Ha pasado el tiempo, Martín es un niño sano, y con él estamos aprendiendo un nuevo lenguaje al que nos vamos adaptando. “El nino” es el suelo, no me preguntéis por qué, pero es así. Cuando te pide una “tita”, es que quiere una galleta, si oyes “mamón” no es que se falte contigo, es que quiere jamón.

Serás McGiver, montarás cunas, carritos, tronas y protectores...

La paternidad es un aprendizaje constante, y tu pareja y tú estáis vendidos, sin escapatoria. Cuando el niño, con esa vocecilla entre Heidi y Pocoyó, te dice que te quiere hasta la Luna, descubres que va a hacer contigo lo que quiera. Tanto ver a Supernanny planificando cómo educar a tu hijo, y el que ya está suspendiendo como padre eres tú. Así que en esas estamos, disfrutando de un bebé grande que empieza a decir cosas maravillosas y de un pequeño de nueve meses, Mateo.

El día que nació, el 9 de junio del año pasado, me mareé y aprendí lo peligroso que puede ser un paritorio para un padre. Esa sala está repleta de carritos metálicos e instrumental médico, y, si caes desplomado contra cualquiera de ellos, puedes acabar peor que el Rey de cacería en Botsuana.

Al parecer, me quedé tan blanco como mi apellido y, por suerte, unas enfermeras pudieron cogerme al vuelo y estirarme en el suelo. Ahí estaba yo, tirado con una almohada en la cabeza, abanicado por las enfermeras que estaban asistiendo el parto.

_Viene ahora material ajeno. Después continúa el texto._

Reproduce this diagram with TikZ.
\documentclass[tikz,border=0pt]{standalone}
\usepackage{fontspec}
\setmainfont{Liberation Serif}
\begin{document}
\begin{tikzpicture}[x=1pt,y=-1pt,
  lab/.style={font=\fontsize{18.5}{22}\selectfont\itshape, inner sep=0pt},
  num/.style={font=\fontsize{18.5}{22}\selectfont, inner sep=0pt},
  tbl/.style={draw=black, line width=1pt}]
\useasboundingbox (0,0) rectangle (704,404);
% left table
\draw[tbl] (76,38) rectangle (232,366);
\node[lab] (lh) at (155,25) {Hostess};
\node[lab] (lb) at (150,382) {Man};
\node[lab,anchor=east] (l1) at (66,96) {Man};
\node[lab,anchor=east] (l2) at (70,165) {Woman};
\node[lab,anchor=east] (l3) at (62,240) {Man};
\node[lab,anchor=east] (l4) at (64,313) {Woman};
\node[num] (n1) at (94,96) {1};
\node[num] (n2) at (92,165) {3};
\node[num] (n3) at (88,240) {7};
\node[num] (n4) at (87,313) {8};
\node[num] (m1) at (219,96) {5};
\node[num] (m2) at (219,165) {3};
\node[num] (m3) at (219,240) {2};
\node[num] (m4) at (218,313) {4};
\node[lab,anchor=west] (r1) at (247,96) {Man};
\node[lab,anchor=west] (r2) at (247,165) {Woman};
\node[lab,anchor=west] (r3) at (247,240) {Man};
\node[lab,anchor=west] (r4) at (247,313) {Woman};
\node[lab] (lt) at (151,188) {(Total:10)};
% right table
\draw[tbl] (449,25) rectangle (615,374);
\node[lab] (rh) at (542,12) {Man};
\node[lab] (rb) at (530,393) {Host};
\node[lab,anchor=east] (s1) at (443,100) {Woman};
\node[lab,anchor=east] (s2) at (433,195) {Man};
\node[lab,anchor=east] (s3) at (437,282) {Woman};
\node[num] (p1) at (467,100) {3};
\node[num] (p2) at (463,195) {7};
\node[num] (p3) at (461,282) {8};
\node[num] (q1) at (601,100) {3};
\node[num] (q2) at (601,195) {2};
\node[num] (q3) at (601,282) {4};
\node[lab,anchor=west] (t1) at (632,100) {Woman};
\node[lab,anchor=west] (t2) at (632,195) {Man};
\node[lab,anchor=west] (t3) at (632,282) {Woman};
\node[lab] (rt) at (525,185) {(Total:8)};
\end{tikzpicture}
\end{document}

Una imagen similar la había soñado en mis años de adolescente, pero en otro escenario… Y así llegó Mateo, en un alumbramiento sin complicaciones, con el que ya entonamos ma-ma-ma-mas y pa-pa-pas mientras nos pisamos las ojeras. Porque otra gran revelación de la paternidad es que nunca más volverás a dormir. Dormirás menos que Zapatero en su última legislatura.

El sueño se convierte en un desconocido, y tu pareja, casi también, porque el ser padres distancia. Es como cuando, en Friends, Ross y Rachel estaban en un descanso. Sabes que volverán a estar juntos, pero no cuándo. Solemos bromear con que nos reencontraremos a los cincuenta, cuando podamos tener un par de horas para mirarnos a los ojos sin ver al otro con papilla en el pelo, o tratando de mantener una conversación entre cambios de pañal y cenas.

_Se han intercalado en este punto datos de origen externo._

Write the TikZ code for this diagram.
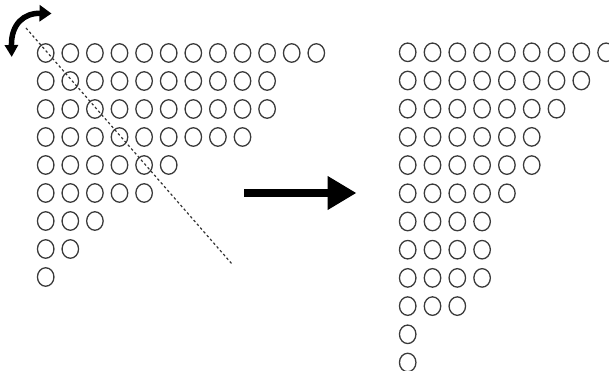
\documentclass[tikz,border=0pt]{standalone}
\usetikzlibrary{shapes.geometric,arrows.meta}
\definecolor{ring}{HTML}{3A3A3A}
\tikzset{
  dot/.style={ellipse, draw=ring, line width=1.3pt, minimum width=16.5pt, minimum height=18.5pt, inner sep=0pt},
  diag/.style={draw=black!80, line width=1.2pt, dash pattern=on 2.5pt off 2.5pt},
  bigarrow/.style={line width=8pt, -{Triangle[length=29pt,width=32pt]}},
  flip/.style={line width=5.5pt, {Triangle[length=12pt,width=13pt]}-{Triangle[length=12pt,width=16pt]}}
}
\begin{document}
\begin{tikzpicture}[x=1pt,y=-1pt]
\useasboundingbox (0,0) rectangle (609,371);
\clip (0,0) rectangle (609,371);
% left diagram
\foreach \n [count=\r] in {12,10,10,9,6,5,3,2,1} {
  \foreach \c in {1,...,\n} {
    \node[dot] (L\r-\c) at ({45.7+24.6*(\c-1)}, {53+28*(\r-1)}) {};
  }
}
% right diagram
\foreach \n [count=\r] in {9,8,7,6,6,5,4,4,4,3,1,1} {
  \foreach \c in {1,...,\n} {
    \node[dot] (R\r-\c) at ({407.7+24.8*(\c-1)}, {52.3+28.2*(\r-1)}) {};
  }
}
% diagonal
\coordinate (d1) at (26,28);
\coordinate (d2) at (232,264);
\draw[diag] (d1) -- (d2);
% big arrow
\coordinate (a1) at (244,193);
\coordinate (a2) at (356.5,193);
\draw[bigarrow] (a1) -- (a2);
% curved double arrow
\coordinate (c1) at (11.7,57);
\coordinate (c2) at (51.5,13.5);
\draw[flip] (c1) .. controls (11,24) and (24,13) .. (c2);
\end{tikzpicture}
\end{document}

Ese es otro talento que se ejercita con cierta normalidad, el de contar cosas por capítulos. Elaborar una lista de la compra puede llevar días, en explicarle que tu madre te ha llamado por teléfono puedes invertir toda la tarde. Si hablamos de cotilleos del trabajo hace falta una semana entera. Cuando eres padre de dos pequeños y quieres contarle algo a tu chica necesitas más tiempo que un partido de Oliver y Benji. Por suerte, también se multiplican las risas, los abrazos, los besos y los momentos mágicos. Uno de ellos fue descubrir la Luna. Un atardecer, Martín empezó a gritar emocionado señalando al cielo. ¿Era un pájaro, un avión…? Había descubierto la Luna, de la que tanto le habíamos hablado. Si es verdad que al morir vemos una película con los momentos más especiales de nuestra vida, cuando muera quiero volver a ver este.

Desde que soy padre, cada día aprendo algo nuevo. Sin ir más lejos, yo, que no había sido capaz de colgar un cuadro, montar estanterías, purgar los radiadores o cambiar los halógenos, yo, que siempre he sido enemigo del bricolaje, más que Mercedes Milá y un paquete de tabaco, más que Melendi y los aviones, más que Alex Ubago y una fiesta…, yo he montado solito las sillas del coche, minicunas y cunas, cunas de viaje, carritos sencillos y dobles, tronas, puertas de seguridad, etcétera, y, para más mérito, ¡siguiendo las instrucciones!

Lo de “Cuando seas padre comerás huevos” es un mito, cuando seas padre serás un McGyver, capaz de todo, por ellos. A eso tan grande se reduce la lección que te da la vida cuando eres padre: lo darás todo por ellos, como nuestros padres han hecho con nosotros. La historia se repite. El hijo se convertirá en padre, y el padre, en hijo.

Frank Blanco (Barcelona, 1975) es presentador del programa ‘Atrévete’, de Cadena Dial, y del ‘Debate de Gran Hermano’, en Telecinco, y acaba de publicar el libro ‘Cómo ser padre primerizo y no morir en el intento’ (Aguilar).